Multiple schema versions¶
Sometimes, schema changes cannot be avoided, so a new version must be designed. However, backwards compatibility is usually desired, at least on the data consumption side.
When using load(), this can be achieved by simply not
setting the required_schema argument. Then, the storage’s
schema_node attribute can be checked for
compatibility and possible adaption of the subsequent data handling steps.
When using PseudoStorage, a different approach is
required since the schema_node attribute cannot be omitted upon object
creation. This is because the PseudoStorage must “know”
the desired schema for cases in which it has to create a new storage.
To use multiple schema versions with PseudoStorage,
supply the schema_alternatives attribute on object creation:
current_schema = dsch.schema.Compilation(...)
old_schema = dsch.schema.Compilation(...)
pseudo = dsch.PseudoStorage(storage_path, schema_node=current_schema,
schema_alternatives=(old_schema,))
Now, when loading from a storage or a data node, pseudo will first check the
detected schema against current_schema (because that was specified as
schema_node). If these do not match, every schema in schema_alternatives
is tried, and only if none of these match, an
InvalidSchemaError is raised. For creating new
storages, only the schema_node is used and schema_alternatives are not
considered.
An arbitrary number of alternative schemas can be specified through
schema_alternatives, and each can be given as either the schema node object
or as a string, representing the corresponding schema node’s hash.
Querying field state¶
“Complete” and “empty” fields¶
As presented in the tutorial, all data nodes have an empty attribute that,
if True, indicates the absence of a value for this node. For
Compilation, empty works recursively.
Note
To restore a non-empty node back to the empty state, i.e. entirely
remove the stored data, use the clear() method.
For practical use, it can be helpful to know whether a dataset contains all
required information, i.e. whether it is complete. Therefore, data nodes
also have a complete attribute, which indicates the presence of a value.
Note that the value of complete is only the inverse of empty for regular
data nodes. For Compilation, they are evaluated recursively
for all sub-nodes, which means that complete is True if all sub-nodes
are complete, while empty is True if all sub-nodes are empty. Thus,
both can be False at the same time.
Optional fields in Compilations¶
Some schemas may contain optional fields, i.e. fields that are not required for
a dataset to be considered “complete”. For example, a measurement result might
contain a “comment” field that is not strictly required for the dataset to make
sense. In this case, complete should return
True even if no comment is provided.
This behaviour can be achived by simply passing a list of optionals during
schema node initialization of the Compilation:
schema = dsch.schema.Compilation({
'time': dsch.schema.Array(dtype='float', unit='s'),
'voltage': dsch.schema.Array(dtype='float', unit='V'),
'comment': dsch.schema.String(),
}, optionals=['comment'])
Validation¶
Ensuring a compatible schema¶
When loading a storage, dsch can ensure that it conforms to a specific schema.
Then, consuming code can rely on the data to really be structured in the
expected way.
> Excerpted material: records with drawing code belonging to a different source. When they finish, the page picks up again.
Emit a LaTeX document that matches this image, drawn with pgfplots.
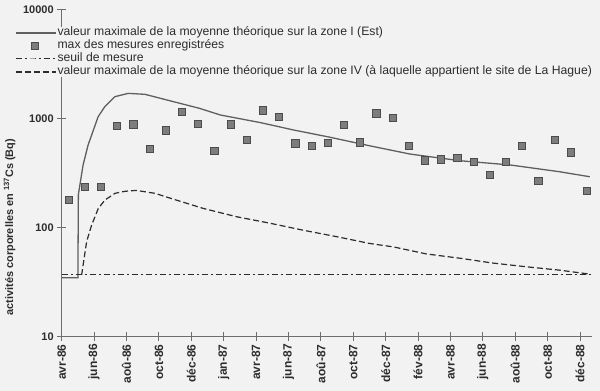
\documentclass[border=0pt]{standalone}
\usepackage{fontspec}
\setmainfont{Liberation Sans}
\usepackage{pgfplots}
\pgfplotsset{compat=1.18}
\definecolor{paper}{RGB}{242,242,242}
\definecolor{ink}{RGB}{45,45,45}
\definecolor{curve}{RGB}{95,95,95}
\definecolor{mk}{RGB}{125,125,125}
\definecolor{axc}{RGB}{110,110,110}
\begin{document}
\begin{tikzpicture}[x=1pt,y=1pt]
\fill[paper] (-61.7,-54.7) rectangle (538.3,336.3);
\begin{axis}[
  at={(0pt,0pt)}, anchor=south west,
  scale only axis, width=530pt, height=327pt,
  xmin=0, xmax=32.72,
  ymode=log, ymin=10, ymax=10000,
  axis lines=left,
  axis line style={-, draw=axc, line width=0.8pt},
  tick align=center, major tick length=9pt,
  tick style={draw=axc, line width=0.8pt},
  yminorticks=false, xminorticks=false,
  xtick={0,2,...,32},
  xticklabels={avr-86,jun-86,aoû-86,oct-86,déc-86,jan-87,avr-87,jun-87,aoû-87,oct-87,déc-87,fév-88,avr-88,jun-88,aoû-88,oct-88,déc-88},
  xticklabel style={rotate=90, anchor=east, font=\fontsize{12}{14}\selectfont\bfseries, text=ink},
  ytick={10,100,1000,10000},
  yticklabels={10,100,1000,10000},
  yticklabel style={font=\fontsize{11}{13}\selectfont\bfseries, text=ink},
  ylabel={activités corporelles en \textsuperscript{137}Cs (Bq)},
  ylabel style={at={(axis description cs:-0.0985,0.334)}, anchor=center, font=\fontsize{10.9}{13}\selectfont\bfseries, text=ink},
  legend style={at={(axis description cs:-0.088,0.945)}, anchor=north west,
    draw=none, fill=paper, inner sep=0pt, row sep=2pt,
    font=\fontsize{12.2}{13}\selectfont, text=ink,
    nodes={inner xsep=1pt, inner ysep=0pt, text height=8.5pt, text depth=2.5pt}},
  legend cell align=left,
  legend image code/.code={\draw[mark repeat=2,mark phase=2,#1] plot coordinates {(0pt,0pt) (19pt,0pt) (40pt,0pt)};},
]
\addplot[curve, line width=1.3pt] coordinates {
(0,34.5) (1.0,34.5) (1.03,200) (1.32,373) (1.63,569) (2.25,1034) (2.66,1277)
(3.28,1578) (4.1,1693) (5.14,1660) (6.5,1472) (8.5,1235) (9.8,1072) (12.3,911)
(14.3,782) (16.4,678) (19.0,560) (21.5,470) (24.6,408) (27.7,373) (30.7,324) (32.6,291)
};
\addlegendentry{valeur maximale de la moyenne théorique sur la zone I (Est)}
\addplot[only marks, mark=square*, mark size=3.6pt, mark options={fill=mk, draw=gray!60!black, line width=0.6pt}] coordinates {
(0.42,178) (1.42,234) (2.42,234) (3.42,850) (4.42,881) (5.42,526) (6.42,776)
(7.42,1142) (8.42,892) (9.42,501) (10.42,881) (11.42,632) (12.42,1184) (13.42,1034)
(14.42,590) (15.42,557) (16.42,597) (17.42,868) (18.42,603) (19.42,1111) (20.42,1006)
(21.42,557) (22.42,412) (23.42,421) (24.42,436) (25.42,400) (26.42,304) (27.42,400)
(28.42,557) (29.42,268) (30.42,637) (31.42,488) (32.42,215)
};
\addlegendentry{max des mesures enregistrées}
\addplot[ink, line width=1pt, dash pattern=on 6pt off 3pt on 2pt off 3pt] coordinates {(0,37) (32.65,37)};
\addlegendentry{seuil de mesure}
\addplot[ink, line width=1.2pt, dash pattern=on 6pt off 3pt] coordinates {
(1.23,36.5) (1.54,74) (1.85,105) (2.26,149) (2.67,178) (3.29,205) (3.91,214)
(4.6,218) (5.76,205) (6.7,185) (8.74,149) (10.8,125) (12.86,109) (14.91,94)
(16.98,82) (19.03,71) (20.5,66) (22.5,57) (24.6,52) (26.6,47) (28.7,43.4)
(30.7,40.5) (32.6,37.2)
};
\addlegendentry{valeur maximale de la moyenne théorique sur la zone IV (à laquelle appartient le site de La Hague)}
\end{axis}
\pgfresetboundingbox
\path (-61.7,-54.7) rectangle (538.3,336.3);
\end{tikzpicture}
\end{document}
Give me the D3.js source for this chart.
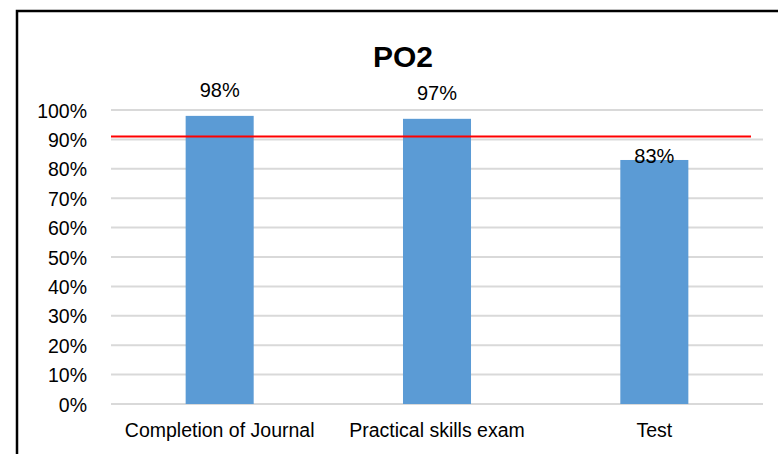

Schemas are automatically identified by a SHA256 hash, which can
be queried via any schema node’s hash() or a
storage’s schema_hash(). Once determined, it can be
given to load() as the require_schema argument, causing
dsch to raise a RuntimeError if the to-be-loaded storage has a different
schema:
hash = known_good_storage.schema_hash()
unknown_storage = dsch.load(path_to_storage, require_schema=hash)
Inter-node validation¶
Usually, validation only covers a single node at a time, so each node’s value is
validated against the exact node’s constraints. This is insufficient for e.g.
digital signals, like a measured voltage over time, which could be represented
as two Array instances voltage and time. In this
case, time is the independent variable and voltage depends on time,
implicitly requiring the length of the arrays to be equal and the dimensionality
of time to be 1.
Automatic validation of these constraints can be achieved by providing a
depends_on argument to the dependent variable’s schema node:
schema = dsch.schema.Compilation({
'time': dsch.schema.Array(dtype='float'),
'voltage': dsch.schema.Array(dtype='float', depends_on=('time',))
})
That argument must be an iterable of field names corresponding to all
independent variables, so this also works for arrays of higher dimensionality.
For example, a 2-dimensional matrix could have two entries in depends_on,
one for each dimension. If no independent variable exists for a particular
dimension, None may be specified instead of a field name.